Page:Revue des Deux Mondes - 1836 - tome 6.djvu/257

Cette page a été validée par deux contributeurs.
253
REVUE. — CHRONIQUE.

M. de Talleyrand se dispose à quitter Paris et à se rendre dans ses terres. M. le prince de Talleyrand ne veut pas qu’on lui attribue plus long-temps le patronage de ce ministère, qu’il a formé, il est vrai, en ce qui concerne M. Thiers, mais qu’il renie avec véhémence, quant à ce qui est de MM. Passy, Pelet de la Lozère et Sauzet.


— L’application des lois de septembre, demandée contre la Quotidienne et la Mode, n’a pas eu lieu, grace au talent avec lequel ces deux journaux ont été défendus par M. Berryer et par M. Dufougerais, ancien directeur de la Mode et jeune avocat très distingué ; grace aussi aux dispositions du jury, qui n’entre pas dans le système d’intimidation aussi facilement qu’on le pensait.


— Un ouvrage politique dont nous apprécierons la valeur et la portée, paraîtra mardi sous le titre de : Le Ministère de M. Thiers, les Chambres et l’Opposition de M. Guizot.


L’opéra des Huguenots obtient, à l’Académie royale de Musique, un succès qui semble vouloir surpasser celui de Robert-le-Diable. Cette musique, vive, passionnée, entraînante, émeut chaque soir jusqu’à l’enthousiasme le public, qui apprend à l’apprécier à sa juste valeur. Le premier acte amuse par la variété des effets et l’exposition si nette et si franche des principaux caractères. Les mélodies de Marguerite de Navarre et les chœurs si délicats de ses femmes jettent sur le second une fraîcheur exquise. Quant au quatrième, il devient inutile d’en parler désormais : sa réputation est faite ; dès le premier jour, on l’avait proclamé un chef-d’œuvre. L’exécution, quelles que soient d’ailleurs les variations que diverses circonstances lui ont fait subir, demeure toujours belle et digne, en tout point, de Meyerbeer. Depuis quelques jours, Dérivis remplace Levasseur dans le rôle de Marcel. On ne peut que louer le zèle qui a dirigé le jeune chanteur dans cette entreprise difficile.
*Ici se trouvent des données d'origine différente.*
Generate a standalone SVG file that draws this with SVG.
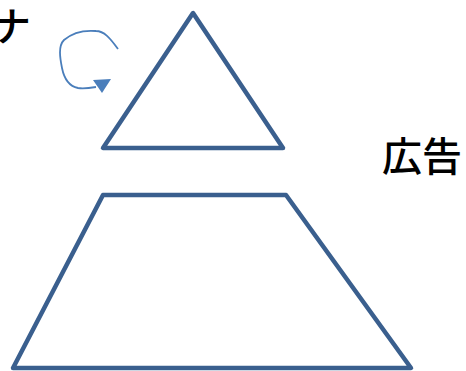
<svg xmlns="http://www.w3.org/2000/svg" width="466" height="371" viewBox="0 0 466 371">
<style>
.shape{fill:#fff;stroke:#3A5F8E;stroke-width:4.5;stroke-linejoin:round}
.lbl{font-family:"Noto Sans CJK JP","Noto Sans CJK SC",sans-serif;font-size:40px;font-weight:500;fill:#000}
.conn{fill:none;stroke:#4A7EBB;stroke-width:1.8}
</style>
<rect width="466" height="371" fill="#fff"/>
<g id="label-na"><text class="lbl" x="-9" y="41">ナ</text></g>
<g id="label-ad"><text class="lbl" x="382" y="171">広告</text></g>
<g id="triangle"><polygon class="shape" points="193,13 103,148 283,148"/></g>
<g id="trapezoid"><polygon class="shape" points="103,195 286,195 411,368 13,368"/></g>
<g id="connectors">
<path class="conn" d="M118,49 C110,38 104,31 96,31 C84,30 72,33 64,40 C58,46 60,58 62,68 C64,78 68,86 78,88 C84,89 90,88 96,87"/>
<polygon points="93,80 111,79 102,93" fill="#4A7EBB"/>
</g>
</svg>
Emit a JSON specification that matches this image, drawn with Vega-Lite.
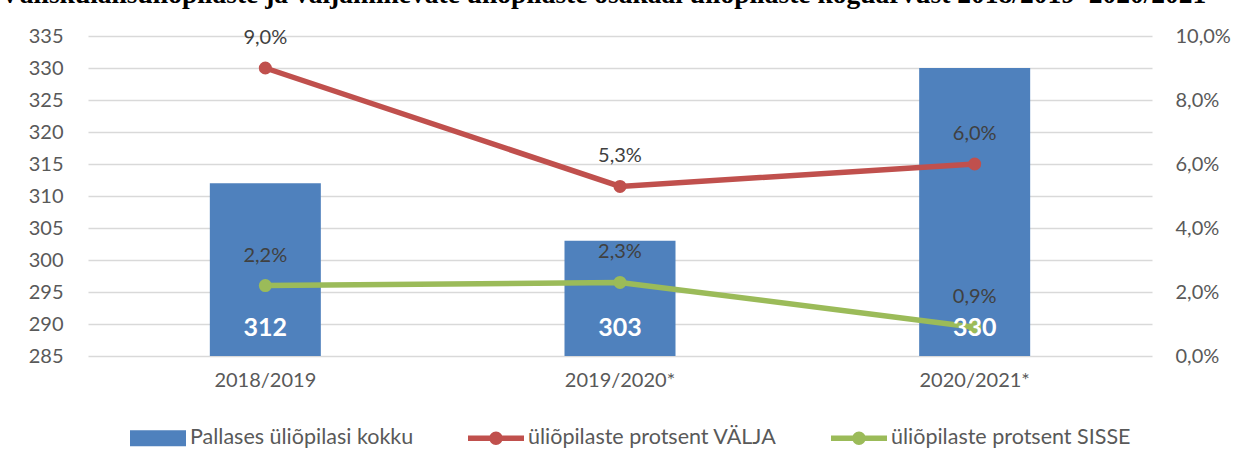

En effet, le caractère de Marcel appartient en propre à Levasseur par droit de création. Nourrit déploie toujours la vigueur dramatique et la puissance de moyens dont il a fait preuve dans tant d’autres rôles. L’orchestre et les chœurs jouent et chantent de manière à faire voir qu’ils sont reconnaissans de ce que M. Meyerbeer a fait pour eux. Quant à Mlle Falcon, c’est toujours le même enthousiasme, la même inspiration ; cette voix si limpide, si jeune, si vibrante, résiste à la fatigue des deux derniers actes, et semble ne pouvoir s’altérer. À cet immense succès des Huguenots la critique n’a rien à répondre ; les larmes, l’émotion, ne sont point du ressort de l’analyse. C’est là un fait mystérieux, un fait de sentiment placé au-dessus de la discussion, et c’est aussi le plus grand triomphe du musicien, la plus belle gloire qu’il puisse ambitionner.